Reducing Lock Contention in Rust with Better Concurrency Design

By Anastasia K.9 min readMay 9, 2026

Why lock contention hurts performance

A lock is not expensive because of the lock operation alone. It becomes expensive when multiple threads repeatedly try to acquire it at the same time. In that case, the runtime must serialize access, wake sleeping threads, and often trigger cache-line bouncing between cores.

In practice, contention shows up as:

high CPU usage with poor throughput
latency spikes under load
threads blocked on Mutex::lock() or RwLock::read()
scaling that improves up to a point, then flattens or regresses

The key idea is simple: shared mutable state is often the real bottleneck, not the work inside the critical section.

Start by shrinking the critical section

The most effective optimization is often to hold the lock for less time.
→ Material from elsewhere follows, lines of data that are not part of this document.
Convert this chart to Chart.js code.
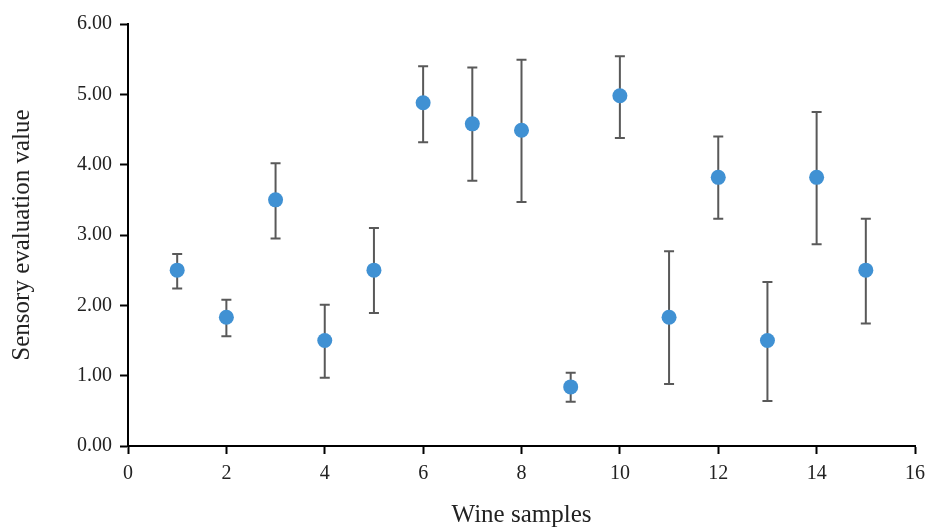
<!DOCTYPE html>
<html>
<head>
<meta charset="utf-8">
<script src="https://cdn.jsdelivr.net/npm/chart.js@4/dist/chart.umd.min.js"></script>
<style>
html,body{margin:0;padding:0;background:#fff;}
#wrap{width:927px;height:528px;position:relative;}
</style>
</head>
<body>
<div id="wrap"><canvas id="c" width="927" height="528"></canvas></div>
<script>
const samples = [1,2,3,4,5,6,7,8,9,10,11,12,13,14,15];
const means   = [2.50,1.83,3.50,1.50,2.50,4.88,4.58,4.49,0.84,4.98,1.83,3.82,1.50,3.82,2.50];
const upper   = [2.73,2.08,4.02,2.01,3.10,5.40,5.38,5.49,1.04,5.54,2.77,4.40,2.33,4.75,3.23];
const lower   = [2.24,1.56,2.95,0.97,1.89,4.32,3.77,3.47,0.63,4.38,0.88,3.23,0.64,2.87,1.74];
const xTitle = "Wine samples";
const yTitle = "Sensory evaluation value";

const errorBars = {
  id: 'errorBars',
  beforeDatasetsDraw(chart) {
    const ctx = chart.ctx, xs = chart.scales.x, ys = chart.scales.y;
    ctx.save();
    ctx.strokeStyle = '#595959';
    ctx.lineWidth = 2;
    samples.forEach((s, i) => {
      const px = xs.getPixelForValue(s);
      const pt = ys.getPixelForValue(upper[i]);
      const pb = ys.getPixelForValue(lower[i]);
      ctx.beginPath();
      ctx.moveTo(px, pt); ctx.lineTo(px, pb);
      ctx.moveTo(px - 5, pt); ctx.lineTo(px + 5, pt);
      ctx.moveTo(px - 5, pb); ctx.lineTo(px + 5, pb);
      ctx.stroke();
    });
    ctx.restore();
  }
};

const font = "'Liberation Serif', 'Times New Roman', serif";
new Chart(document.getElementById('c'), {
  type: 'scatter',
  data: {
    datasets: [{
      data: samples.map((s, i) => ({x: s, y: means[i]})),
      backgroundColor: '#4091d3',
      borderColor: '#4091d3',
      pointRadius: 7.5,
      pointHoverRadius: 7.5,
      borderWidth: 0
    }]
  },
  options: {
    responsive: false,
    animation: false,
    layout: {padding: {top: 24, right: 12, left: 0, bottom: 0}},
    plugins: {legend: {display: false}, tooltip: {enabled: false}},
    scales: {
      x: {
        type: 'linear', min: 0, max: 16,
        ticks: {stepSize: 2, color: '#222', font: {family: font, size: 20}, padding: 8},
        grid: {display: true, drawOnChartArea: false, drawTicks: true, tickLength: 8, tickColor: '#000', tickWidth: 2},
        border: {color: '#000', width: 2},
        title: {display: true, text: xTitle, color: '#222', font: {family: font, size: 25, lineHeight: 1}, padding: {top: 0, bottom: 0}},
        afterFit(s) { s.height = 82; s.paddingRight = 0; s.paddingLeft = 0; }
      },
      y: {
        min: 0, max: 6,
        ticks: {stepSize: 1, color: '#222', font: {family: font, size: 20}, padding: 8,
          callback: v => Number(v).toFixed(2)},
        grid: {display: true, drawOnChartArea: false, drawTicks: true, tickLength: 8, tickColor: '#000', tickWidth: 2},
        border: {color: '#000', width: 2},
        title: {display: true, text: yTitle, color: '#222', font: {family: font, size: 25, lineHeight: 1}, padding: {top: 10, bottom: 0}},
        afterFit(s) { s.width = 128; s.paddingTop = 0; s.paddingBottom = 0; }
      }
    }
  },
  plugins: [errorBars]
});
</script>
</body>
</html>
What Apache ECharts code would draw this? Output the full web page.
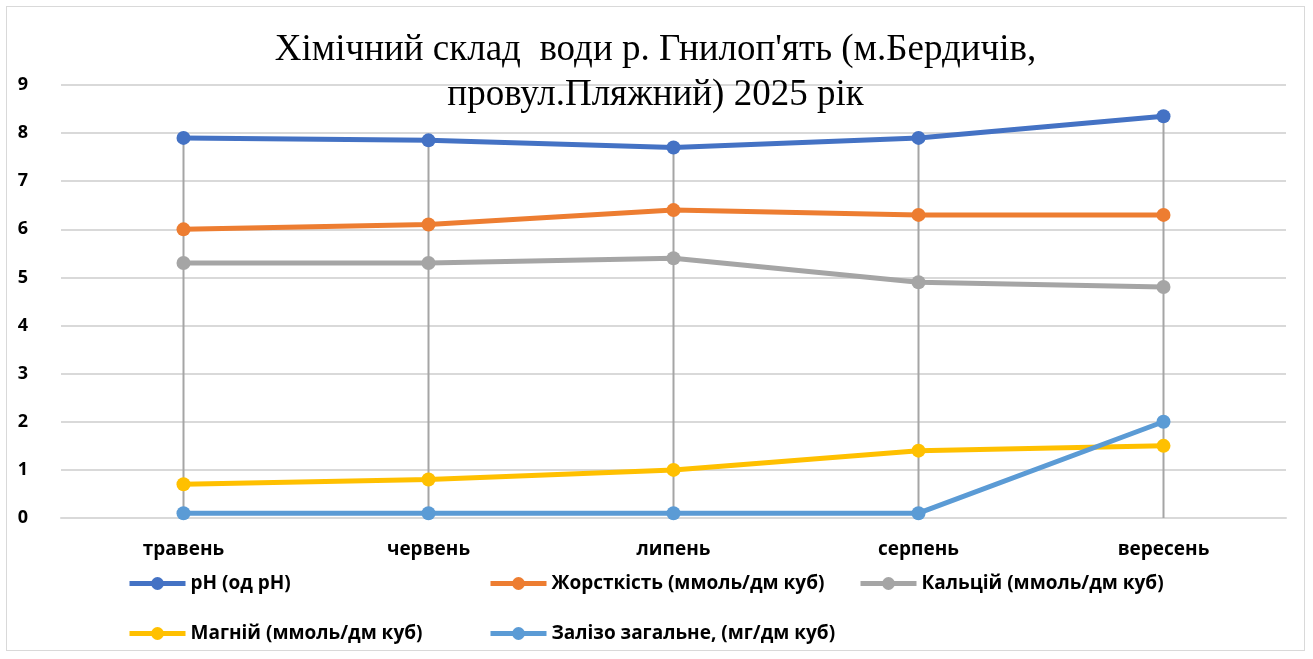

Move expensive work outside the critical section whenever possible.

Bad: doing work while holding the lock

use std::sync::Mutex;

struct AppState {
    counter: Mutex<u64>,
}

impl AppState {
    fn process(&self, input: u64) -> u64 {
        let mut guard = self.counter.lock().unwrap();
        *guard += 1;

        // Expensive work while the lock is held
        let result = (0..input).map(|x| x.wrapping_mul(31)).sum();

        *guard += result;
        *guard
    }
}

This code serializes all callers for the duration of the computation, even though the expensive part does not need the lock.
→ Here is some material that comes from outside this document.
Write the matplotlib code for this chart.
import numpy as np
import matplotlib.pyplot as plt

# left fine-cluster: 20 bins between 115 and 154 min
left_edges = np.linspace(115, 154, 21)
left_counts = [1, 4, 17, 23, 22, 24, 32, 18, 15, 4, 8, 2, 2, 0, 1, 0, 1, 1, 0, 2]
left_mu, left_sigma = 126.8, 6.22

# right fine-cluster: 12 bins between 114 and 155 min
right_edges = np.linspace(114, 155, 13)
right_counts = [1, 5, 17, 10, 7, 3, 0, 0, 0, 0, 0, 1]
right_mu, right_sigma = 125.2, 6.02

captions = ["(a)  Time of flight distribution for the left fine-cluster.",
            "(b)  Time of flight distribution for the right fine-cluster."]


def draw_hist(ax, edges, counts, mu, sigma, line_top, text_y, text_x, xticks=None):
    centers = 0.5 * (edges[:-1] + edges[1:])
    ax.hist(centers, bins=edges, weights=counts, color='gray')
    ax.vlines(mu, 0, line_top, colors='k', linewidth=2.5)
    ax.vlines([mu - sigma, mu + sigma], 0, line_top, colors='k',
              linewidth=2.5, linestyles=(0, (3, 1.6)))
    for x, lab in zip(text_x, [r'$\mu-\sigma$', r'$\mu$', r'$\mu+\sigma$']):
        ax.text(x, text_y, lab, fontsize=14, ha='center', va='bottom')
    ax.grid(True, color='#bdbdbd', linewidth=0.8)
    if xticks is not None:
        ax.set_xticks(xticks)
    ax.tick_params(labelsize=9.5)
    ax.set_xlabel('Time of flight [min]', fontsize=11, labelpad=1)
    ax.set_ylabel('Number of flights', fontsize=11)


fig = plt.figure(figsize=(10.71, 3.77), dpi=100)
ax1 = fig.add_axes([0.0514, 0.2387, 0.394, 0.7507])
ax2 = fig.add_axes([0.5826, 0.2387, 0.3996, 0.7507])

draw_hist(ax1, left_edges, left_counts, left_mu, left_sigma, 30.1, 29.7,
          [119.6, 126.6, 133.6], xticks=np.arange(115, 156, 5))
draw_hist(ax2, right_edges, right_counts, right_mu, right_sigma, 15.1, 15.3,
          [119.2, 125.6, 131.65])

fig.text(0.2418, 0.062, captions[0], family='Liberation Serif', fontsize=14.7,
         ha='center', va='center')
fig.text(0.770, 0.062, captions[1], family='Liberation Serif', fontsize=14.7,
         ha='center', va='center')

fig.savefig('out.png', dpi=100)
Better: separate shared updates from local computation

use std::sync::Mutex;

struct AppState {
    counter: Mutex<u64>,
}

impl AppState {
    fn process(&self, input: u64) -> u64 {
        let result = (0..input).map(|x| x.wrapping_mul(31)).sum::<u64>();

        let mut guard = self.counter.lock().unwrap();
        *guard += 1;
        *guard += result;
        *guard
    }
}

Now the lock protects only the shared update. This pattern is especially important in request handlers, background workers, and metrics aggregation code.

Prefer ownership transfer over shared mutation

If a thread can own data exclusively, it usually should. Passing ownership through channels or task boundaries avoids contention entirely.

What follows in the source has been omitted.